With a printing press, medals of honor and ceremonies thousands of miles apart, France and Israel paid tribute Tuesday to those killed in the Paris terrorist attacks.

At police headquarters in Paris, French President Francois Hollande paid separate tribute Tuesday to the three police officers killed in the attacks, placing Legion of Honor medals on their caskets.

"They died so that we could live free," he said, flanked by hundreds of police officers.

Hollande vowed that France will be "merciless in the face of anti-Semitic, anti-Muslims acts, and unrelenting against those who defend and carry out terrorism, notably the jihadists who go to Iraq and Syria."

Policeman honoured after terror attack

One of the policemen killed in the attack on Charlie Hebdo was Muslim Ahmed Merabet. Crowds of mourners in his home suburb suburb of Livry-Gargan held aloft signs which read "Je Suis Ahmed".

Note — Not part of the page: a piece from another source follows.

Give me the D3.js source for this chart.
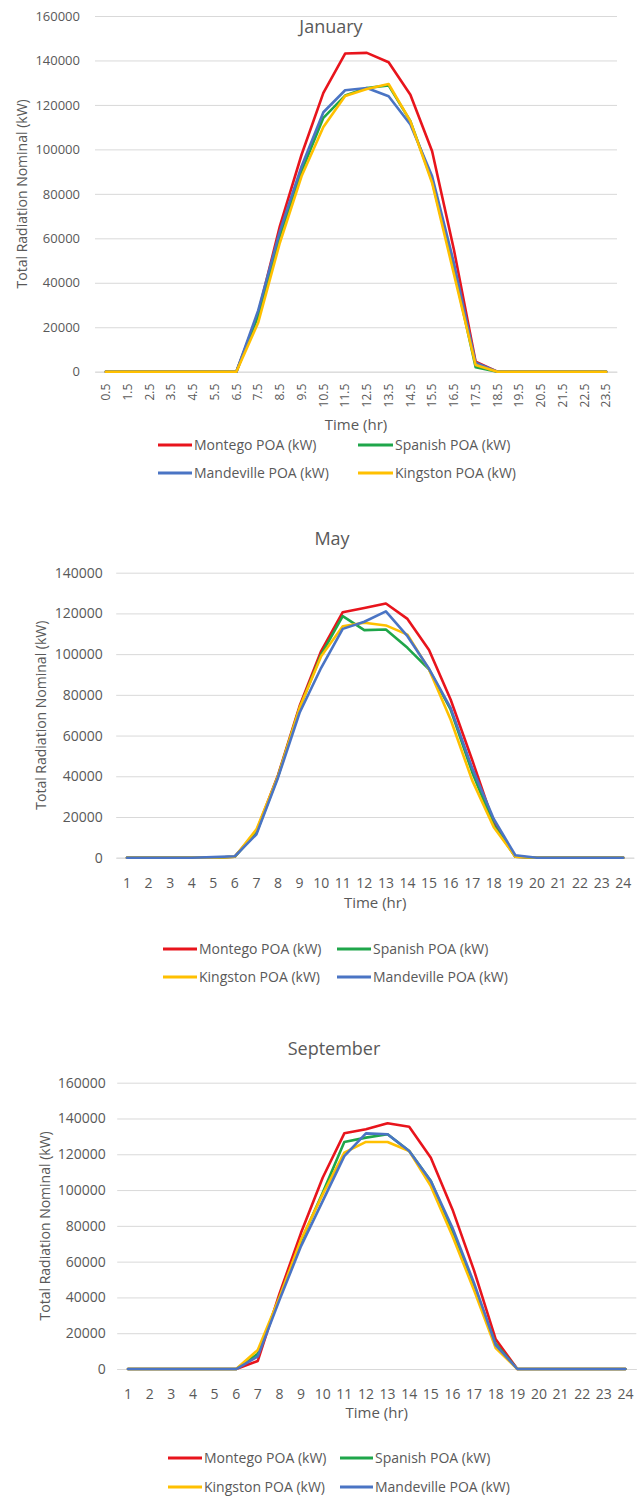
<!DOCTYPE html>
<html><head><meta charset="utf-8">
<script src="https://cdn.jsdelivr.net/npm/d3@7"></script>
<style>
html,body{margin:0;padding:0;background:#fff;}
svg text{font-family:"Open Sans","Noto Sans",sans-serif;fill:#595959;}
</style></head>
<body><svg id="c" width="643" height="1497"></svg>
<script>
// ---------- DATA ----------
const janCategories = ["0.5","1.5","2.5","3.5","4.5","5.5","6.5","7.5","8.5","9.5","10.5","11.5","12.5","13.5","14.5","15.5","16.5","17.5","18.5","19.5","20.5","21.5","22.5","23.5"];
const hourCategories = ["1","2","3","4","5","6","7","8","9","10","11","12","13","14","15","16","17","18","19","20","21","22","23","24"];

const janMontego    = [0,0,0,0,0,0,0,26000,65500,97700,125400,143100,143400,139200,124600,99200,55000,4500,0,0,0,0,0,0];
const janSpanish    = [0,0,0,0,0,0,0,25000,61000,90200,114200,124200,127600,128800,112700,85700,46000,2000,0,0,0,0,0,0];
const janMandeville = [0,0,0,0,0,0,0,27500,63200,92400,116700,126600,127600,123900,111200,87900,49000,4000,0,0,0,0,0,0];
const janKingston   = [0,0,0,0,0,0,0,22000,58000,88000,110100,124000,127200,129400,112700,84900,44000,3000,0,0,0,0,0,0];

const mayMontego    = [0,0,0,0,0,500,13000,40500,74500,101500,120600,122700,124900,117300,102000,77700,48000,17000,500,0,0,0,0,0];
const maySpanish    = [0,0,0,0,0,500,12300,40000,73600,99800,118700,111800,112100,103100,92500,72800,42000,16000,500,0,0,0,0,0];
const mayKingston   = [0,0,0,0,0,500,13900,40000,73600,99000,113700,115400,114100,109600,92500,67900,38000,15000,500,0,0,0,0,0];
const mayMandeville = [0,0,0,0,300,700,11500,39300,71200,93300,112400,115900,121000,108800,92800,73600,44000,19000,1200,0,0,0,0,0];

const sepMontego    = [0,0,0,0,0,0,4500,42000,76100,106900,131700,134000,137300,135400,118100,89200,55000,16600,0,0,0,0,0,0];
const sepSpanish    = [0,0,0,0,0,0,8500,40000,71500,98500,126900,129300,131200,121800,105000,77000,46000,14000,0,0,0,0,0,0];
const sepKingston   = [0,0,0,0,0,0,10600,40000,72400,97600,120900,126900,126900,121800,102200,74300,44000,11700,0,0,0,0,0,0];
const sepMandeville = [0,0,0,0,0,0,7000,38500,68700,93800,119000,131700,131200,121800,105000,78900,48000,13400,0,0,0,0,0,0];

const janYTicks = [0,20000,40000,60000,80000,100000,120000,140000,160000];
const mayYTicks = [0,20000,40000,60000,80000,100000,120000,140000];
const sepYTicks = [0,20000,40000,60000,80000,100000,120000,140000,160000];

const seriesNames = {
  montego: "Montego POA (kW)", montegoJan: "Montego POA  (kW)",
  spanish: "Spanish POA (kW)", kingston: "Kingston POA (kW)", mandeville: "Mandeville POA (kW)"
};
const colors = {montego:"#e8141c", spanish:"#1fa64a", kingston:"#ffc000", mandeville:"#4a74c4"};

// ---------- PANELS ----------
const panels = [
  {title:"January", cats:janCategories, ticks:janYTicks, rotate:true,
   x0:95, x1:617, yTop:16, yBot:371.7, labPad:15, tickFont:13, xFont:12,
   titleX:331, titleY:33, xTitleY:430, yTitleX:22,
   series:[["montego",janMontego],["spanish",janSpanish],["mandeville",janMandeville],["kingston",janKingston]],
   legend:{rows:[445,473], cols:[[158,192],[358,393]],
     items:[["montego",seriesNames.montegoJan],["spanish",seriesNames.spanish],["mandeville",seriesNames.mandeville],["kingston",seriesNames.kingston]]}},
  {title:"May", cats:hourCategories, ticks:mayYTicks, rotate:false,
   x0:116.2, x1:634, yTop:572.7, yBot:857.7, labPad:13.5, tickFont:14, xFont:14,
   titleX:332, titleY:545, xTitleY:908, yTitleX:41,
   series:[["montego",mayMontego],["spanish",maySpanish],["kingston",mayKingston],["mandeville",mayMandeville]],
   legend:{rows:[949,977], cols:[[163,197],[337,371]],
     items:[["montego",seriesNames.montego],["spanish",seriesNames.spanish],["kingston",seriesNames.kingston],["mandeville",seriesNames.mandeville]]}},
  {title:"September", cats:hourCategories, ticks:sepYTicks, rotate:false,
   x0:117.2, x1:636.3, yTop:1082.7, yBot:1369, labPad:11.5, tickFont:14, xFont:14,
   titleX:334, titleY:1055, xTitleY:1418, yTitleX:45,
   series:[["montego",sepMontego],["spanish",sepSpanish],["kingston",sepKingston],["mandeville",sepMandeville]],
   legend:{rows:[1458,1487], cols:[[168,202],[340,373]],
     items:[["montego",seriesNames.montego],["spanish",seriesNames.spanish],["kingston",seriesNames.kingston],["mandeville",seriesNames.mandeville]]}}
];

const svg = d3.select("#c");

panels.forEach(p => {
  const g = svg.append("g");
  const x = d3.scaleBand().domain(p.cats).range([p.x0, p.x1]).paddingInner(0).paddingOuter(0);
  const y = d3.scaleLinear().domain([0, d3.max(p.ticks)]).range([p.yBot, p.yTop]);
  const xc = c => x(c) + x.bandwidth()/2;

  // Y axis with gridlines
  const ya = g.append("g").attr("transform", `translate(${p.x0},0)`)
    .call(d3.axisLeft(y).tickValues(p.ticks).tickFormat(d3.format("d")).tickSize(-(p.x1 - p.x0)).tickPadding(p.labPad));
  ya.select(".domain").remove();
  ya.selectAll(".tick line").attr("stroke", "#d9d9d9").attr("stroke-width", 1);
  ya.selectAll(".tick text").style("font-size", p.tickFont + "px").attr("fill", "#595959");

  // X axis
  const xa = g.append("g").attr("transform", `translate(0,${p.yBot})`)
    .call(d3.axisBottom(x).tickSize(0).tickPadding(p.rotate ? 12 : 20));
  xa.select(".domain").attr("stroke", "#d9d9d9");
  xa.selectAll(".tick text").style("font-size", p.xFont + "px").attr("fill", "#595959");
  if (p.rotate) {
    xa.selectAll(".tick text")
      .attr("transform", "rotate(-90)")
      .attr("text-anchor", "end")
      .attr("x", -12).attr("y", 0).attr("dy", "0.35em");
  }

  // Titles
  g.append("text").attr("x", p.titleX).attr("y", p.titleY).attr("text-anchor", "middle")
    .style("font-size", "18px").text(p.title);
  g.append("text").attr("x", (p.x0 + p.x1)/2).attr("y", p.xTitleY).attr("text-anchor", "middle")
    .style("font-size", "15px").text("Time (hr)");
  g.append("text").attr("transform", `translate(${p.yTitleX},${(p.yTop + p.yBot)/2}) rotate(-90)`)
    .attr("text-anchor", "middle").attr("dy", "0.35em").style("font-size", "14px")
    .text("Total Radiation Nominal (kW)");

  // Lines
  const line = d3.line().x((d,i) => xc(p.cats[i])).y(d => y(d));
  p.series.forEach(([key, vals]) => {
    g.append("path").datum(vals).attr("d", line)
      .attr("fill", "none").attr("stroke", colors[key]).attr("stroke-width", 2.6)
      .attr("stroke-linejoin", "round").attr("stroke-linecap", "round");
  });

  // Legend
  p.legend.items.forEach(([key, label], i) => {
    const row = Math.floor(i / 2), col = i % 2;
    const [lx0, lx1] = p.legend.cols[col];
    const ly = p.legend.rows[row];
    g.append("line").attr("x1", lx0).attr("x2", lx1).attr("y1", ly).attr("y2", ly)
      .attr("stroke", colors[key]).attr("stroke-width", 3);
    g.append("text").attr("x", lx1 + 2).attr("y", ly).attr("dy", "0.35em")
      .style("font-size", "14px").text(label);
  });
});
</script></body></html>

"Through his determination, he had just got his judicial police officer diploma, and was shortly due to leave fieldwork," his brother Malek told reporters. "His colleagues described him as a man of action who was passionate about his job."

"Islam is a religion of peace, love and sharing. It's not about terrorism, it's not about madness – we have nothing to do with that. My brother was a Muslim and he was killed by people pretending to be Muslims. They are terrorists – that's it. I speak now to all the racists, Islamaphobes and anti-Semites who confuse extremists and Muslims. Madness has neither colour nor religion.

"I want to make another point; don't tar everyone with the same brush, don't burn mosques – or synagogues. You are attacking people. It won't bring our dead back and it won't appease the families."

Funeral ceremony held for Ahmed Merabet in Paris

As Chopin's funeral march played in central Paris and the caskets draped in French flags were led from the building, a procession began in Jerusalem for the four Jewish victims of the attack Friday on a kosher supermarket in Paris.

"Returning to your ancestral home need not be due to distress, out of desperation, amidst destruction, or in the throes of terror and fear," said Israeli President Reuven Rivlin, perhaps cautious of the somewhat bristled response European Jews gave to prime minister Benjamin Netanyahu when he said they should all move back "home" to Israel.

"Terror has never kept us down, and we do not want terror to subdue you," he said. "The Land of Israel is the land of choice. We want you to choose Israel, because of a love for Israel."